* Begin *

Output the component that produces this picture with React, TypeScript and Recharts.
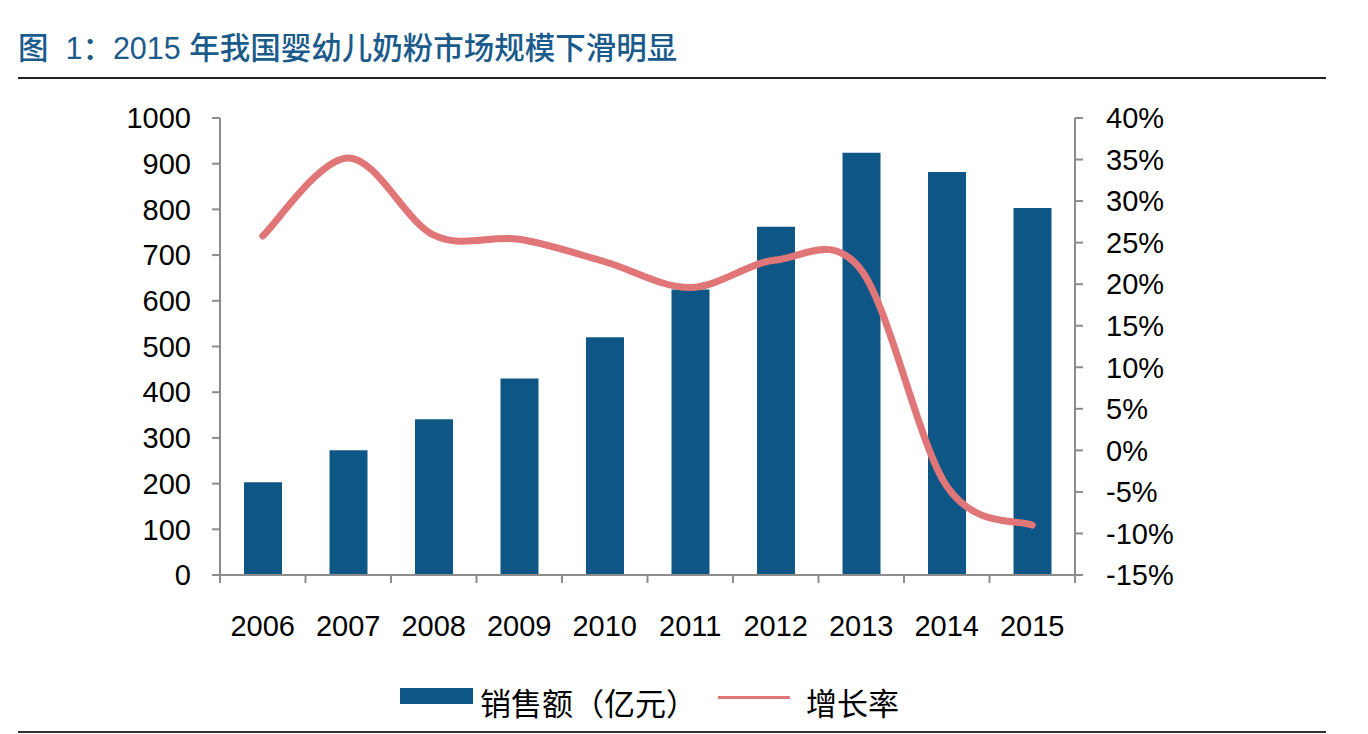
import { ComposedChart, Bar, Line, XAxis, YAxis } from 'recharts'

const years = ['2006', '2007', '2008', '2009', '2010', '2011', '2012', '2013', '2014', '2015']
const sales = [203, 273, 341, 430, 520, 625, 762, 924, 882, 803]
const growth = [25.8, 35.2, 25.9, 25.4, 22.7, 19.6, 22.9, 21.7, -4.3, -9.0]
const salesTicks = [0, 100, 200, 300, 400, 500, 600, 700, 800, 900, 1000]
const growthTicks = [-15, -10, -5, 0, 5, 10, 15, 20, 25, 30, 35, 40]

const data = years.map((year, i) => ({ year, sales: sales[i], growth: growth[i] }))

const BAR_COLOR = '#0e5686'
const LINE_COLOR = '#e07677'
const AXIS_COLOR = '#8c8c8c'
const FONT = "'Liberation Sans', Arial, 'Noto Sans CJK SC', sans-serif"
const CJK = "'Noto Sans CJK SC', 'Liberation Sans', sans-serif"

const PLOT_LEFT = 220
const PLOT_RIGHT = 1075
const PLOT_TOP = 118
const PLOT_BOTTOM = 575
const TICK = 8
const X_MARGIN = 32

// Excel-like smoothed line (Catmull-Rom through every point)
const smoothCurve = (context: any) => {
    let pts: number[][] = []
    return {
        areaStart() {},
        areaEnd() {},
        lineStart() { pts = [] },
        point(x: number, y: number) { pts.push([+x, +y]) },
        lineEnd() {
            if (!pts.length) return
            context.moveTo(pts[0][0], pts[0][1])
            for (let i = 0; i < pts.length - 1; i++) {
                const p0 = pts[i - 1] || pts[i]
                const p1 = pts[i]
                const p2 = pts[i + 1]
                const p3 = pts[i + 2] || p2
                context.bezierCurveTo(
                    p1[0] + (p2[0] - p0[0]) / 6, p1[1] + (p2[1] - p0[1]) / 6,
                    p2[0] - (p3[0] - p1[0]) / 6, p2[1] - (p3[1] - p1[1]) / 6,
                    p2[0], p2[1]
                )
            }
        },
    }
}

// category labels centred, tick marks on the category boundaries
function YearTick(props: any) {
    const { x, y, payload, index } = props
    const band = (PLOT_RIGHT - PLOT_LEFT) / years.length
    const axisY = y - TICK - X_MARGIN
    return (
        <g>
            <line x1={x - band / 2} x2={x - band / 2} y1={axisY} y2={axisY + TICK} stroke={AXIS_COLOR} strokeWidth={2} />
            {index === years.length - 1 && (
                <line x1={x + band / 2} x2={x + band / 2} y1={axisY} y2={axisY + TICK} stroke={AXIS_COLOR} strokeWidth={2} />
            )}
            <text x={x} y={y} dy="0.71em" textAnchor="middle" fill="#000" fontSize={29} fontFamily={FONT}>
                {payload.value}
            </text>
        </g>
    )
}

function App() {
    return (
        <div style={{ position: 'absolute', left: 0, top: 0, width: 1368, height: 734, background: '#fff', fontFamily: FONT }}>
            <div style={{ position: 'absolute', left: 18, top: 24, fontSize: 30.5, fontWeight: 500, color: '#1b5b8b', fontFamily: FONT, whiteSpace: 'pre' }}>
                {'图  1：2015 年我国婴幼儿奶粉市场规模下滑明显'}
            </div>
            <div style={{ position: 'absolute', left: 18, top: 77, width: 1308, height: 2, background: '#222' }} />

            <div style={{ position: 'absolute', left: 0, top: 0 }}>
                <ComposedChart
                    width={1368}
                    height={734}
                    data={data}
                    margin={{ top: PLOT_TOP, right: 0, bottom: 734 - PLOT_BOTTOM - 80, left: 0 }}
                >
                    <XAxis
                        dataKey="year"
                        height={80}
                        stroke={AXIS_COLOR}
                        axisLine={{ stroke: AXIS_COLOR, strokeWidth: 2 }}
                        tickLine={false}
                        tickSize={TICK}
                        tickMargin={X_MARGIN}
                        tick={<YearTick />}
                        interval={0}
                    />
                    <YAxis
                        yAxisId="left"
                        width={PLOT_LEFT}
                        domain={[0, 1000]}
                        ticks={salesTicks}
                        interval={0}
                        axisLine={{ stroke: AXIS_COLOR, strokeWidth: 2 }}
                        tickLine={{ stroke: AXIS_COLOR, strokeWidth: 2 }}
                        tickSize={TICK}
                        tickMargin={21}
                        tick={{ fill: '#000', fontSize: 29, fontFamily: FONT }}
                    />
                    <YAxis
                        yAxisId="right"
                        orientation="right"
                        width={1368 - PLOT_RIGHT}
                        domain={[-15, 40]}
                        ticks={growthTicks}
                        interval={0}
                        tickFormatter={(v) => `${v}%`}
                        axisLine={{ stroke: AXIS_COLOR, strokeWidth: 2 }}
                        tickLine={{ stroke: AXIS_COLOR, strokeWidth: 2 }}
                        tickSize={TICK}
                        tickMargin={23}
                        tick={{ fill: '#000', fontSize: 29, fontFamily: FONT }}
                    />
                    <Bar yAxisId="left" dataKey="sales" fill={BAR_COLOR} barSize={38} isAnimationActive={false} />
                    <Line
                        yAxisId="right"
                        dataKey="growth"
                        type={smoothCurve as any}
                        stroke={LINE_COLOR}
                        strokeWidth={7}
                        strokeLinecap="round"
                        dot={false}
                        activeDot={false}
                        isAnimationActive={false}
                    />
                </ComposedChart>
            </div>

            {/* legend */}
            <div style={{ position: 'absolute', left: 400, top: 688, width: 73, height: 16, background: BAR_COLOR }} />
            <div style={{ position: 'absolute', left: 480, top: 684, fontSize: 31, fontFamily: CJK, color: '#000', whiteSpace: 'nowrap', lineHeight: '36px' }}>
                销售额（亿元）
            </div>
            <div style={{ position: 'absolute', left: 718, top: 696, width: 72, height: 3, background: LINE_COLOR }} />
            <div style={{ position: 'absolute', left: 806, top: 684, fontSize: 31, fontFamily: CJK, color: '#000', whiteSpace: 'nowrap', lineHeight: '36px' }}>
                增长率
            </div>
            <div style={{ position: 'absolute', left: 18, top: 731, width: 1308, height: 2, background: '#333' }} />
        </div>
    )
}

export default App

* End *

Required task: With the pictures left out, transcribe the material exactly.

Completed task:
Output the component that produces this picture with React, TypeScript and Recharts.
import { ComposedChart, Bar, Line, XAxis, YAxis } from 'recharts'

const years = ['2006', '2007', '2008', '2009', '2010', '2011', '2012', '2013', '2014', '2015']
const sales = [203, 273, 341, 430, 520, 625, 762, 924, 882, 803]
const growth = [25.8, 35.2, 25.9, 25.4, 22.7, 19.6, 22.9, 21.7, -4.3, -9.0]
const salesTicks = [0, 100, 200, 300, 400, 500, 600, 700, 800, 900, 1000]
const growthTicks = [-15, -10, -5, 0, 5, 10, 15, 20, 25, 30, 35, 40]

const data = years.map((year, i) => ({ year, sales: sales[i], growth: growth[i] }))

const BAR_COLOR = '#0e5686'
const LINE_COLOR = '#e07677'
const AXIS_COLOR = '#8c8c8c'
const FONT = "'Liberation Sans', Arial, 'Noto Sans CJK SC', sans-serif"
const CJK = "'Noto Sans CJK SC', 'Liberation Sans', sans-serif"

const PLOT_LEFT = 220
const PLOT_RIGHT = 1075
const PLOT_TOP = 118
const PLOT_BOTTOM = 575
const TICK = 8
const X_MARGIN = 32

// Excel-like smoothed line (Catmull-Rom through every point)
const smoothCurve = (context: any) => {
    let pts: number[][] = []
    return {
        areaStart() {},
        areaEnd() {},
        lineStart() { pts = [] },
        point(x: number, y: number) { pts.push([+x, +y]) },
        lineEnd() {
            if (!pts.length) return
            context.moveTo(pts[0][0], pts[0][1])
            for (let i = 0; i < pts.length - 1; i++) {
                const p0 = pts[i - 1] || pts[i]
                const p1 = pts[i]
                const p2 = pts[i + 1]
                const p3 = pts[i + 2] || p2
                context.bezierCurveTo(
                    p1[0] + (p2[0] - p0[0]) / 6, p1[1] + (p2[1] - p0[1]) / 6,
                    p2[0] - (p3[0] - p1[0]) / 6, p2[1] - (p3[1] - p1[1]) / 6,
                    p2[0], p2[1]
                )
            }
        },
    }
}

// category labels centred, tick marks on the category boundaries
function YearTick(props: any) {
    const { x, y, payload, index } = props
    const band = (PLOT_RIGHT - PLOT_LEFT) / years.length
    const axisY = y - TICK - X_MARGIN
    return (
        <g>
            <line x1={x - band / 2} x2={x - band / 2} y1={axisY} y2={axisY + TICK} stroke={AXIS_COLOR} strokeWidth={2} />
            {index === years.length - 1 && (
                <line x1={x + band / 2} x2={x + band / 2} y1={axisY} y2={axisY + TICK} stroke={AXIS_COLOR} strokeWidth={2} />
            )}
            <text x={x} y={y} dy="0.71em" textAnchor="middle" fill="#000" fontSize={29} fontFamily={FONT}>
                {payload.value}
            </text>
        </g>
    )
}

function App() {
    return (
        <div style={{ position: 'absolute', left: 0, top: 0, width: 1368, height: 734, background: '#fff', fontFamily: FONT }}>
            <div style={{ position: 'absolute', left: 18, top: 24, fontSize: 30.5, fontWeight: 500, color: '#1b5b8b', fontFamily: FONT, whiteSpace: 'pre' }}>
                {'图  1：2015 年我国婴幼儿奶粉市场规模下滑明显'}
            </div>
            <div style={{ position: 'absolute', left: 18, top: 77, width: 1308, height: 2, background: '#222' }} />

            <div style={{ position: 'absolute', left: 0, top: 0 }}>
                <ComposedChart
                    width={1368}
                    height={734}
                    data={data}
                    margin={{ top: PLOT_TOP, right: 0, bottom: 734 - PLOT_BOTTOM - 80, left: 0 }}
                >
                    <XAxis
                        dataKey="year"
                        height={80}
                        stroke={AXIS_COLOR}
                        axisLine={{ stroke: AXIS_COLOR, strokeWidth: 2 }}
                        tickLine={false}
                        tickSize={TICK}
                        tickMargin={X_MARGIN}
                        tick={<YearTick />}
                        interval={0}
                    />
                    <YAxis
                        yAxisId="left"
                        width={PLOT_LEFT}
                        domain={[0, 1000]}
                        ticks={salesTicks}
                        interval={0}
                        axisLine={{ stroke: AXIS_COLOR, strokeWidth: 2 }}
                        tickLine={{ stroke: AXIS_COLOR, strokeWidth: 2 }}
                        tickSize={TICK}
                        tickMargin={21}
                        tick={{ fill: '#000', fontSize: 29, fontFamily: FONT }}
                    />
                    <YAxis
                        yAxisId="right"
                        orientation="right"
                        width={1368 - PLOT_RIGHT}
                        domain={[-15, 40]}
                        ticks={growthTicks}
                        interval={0}
                        tickFormatter={(v) => `${v}%`}
                        axisLine={{ stroke: AXIS_COLOR, strokeWidth: 2 }}
                        tickLine={{ stroke: AXIS_COLOR, strokeWidth: 2 }}
                        tickSize={TICK}
                        tickMargin={23}
                        tick={{ fill: '#000', fontSize: 29, fontFamily: FONT }}
                    />
                    <Bar yAxisId="left" dataKey="sales" fill={BAR_COLOR} barSize={38} isAnimationActive={false} />
                    <Line
                        yAxisId="right"
                        dataKey="growth"
                        type={smoothCurve as any}
                        stroke={LINE_COLOR}
                        strokeWidth={7}
                        strokeLinecap="round"
                        dot={false}
                        activeDot={false}
                        isAnimationActive={false}
                    />
                </ComposedChart>
            </div>

            {/* legend */}
            <div style={{ position: 'absolute', left: 400, top: 688, width: 73, height: 16, background: BAR_COLOR }} />
            <div style={{ position: 'absolute', left: 480, top: 684, fontSize: 31, fontFamily: CJK, color: '#000', whiteSpace: 'nowrap', lineHeight: '36px' }}>
                销售额（亿元）
            </div>
            <div style={{ position: 'absolute', left: 718, top: 696, width: 72, height: 3, background: LINE_COLOR }} />
            <div style={{ position: 'absolute', left: 806, top: 684, fontSize: 31, fontFamily: CJK, color: '#000', whiteSpace: 'nowrap', lineHeight: '36px' }}>
                增长率
            </div>
            <div style={{ position: 'absolute', left: 18, top: 731, width: 1308, height: 2, background: '#333' }} />
        </div>
    )
}

export default App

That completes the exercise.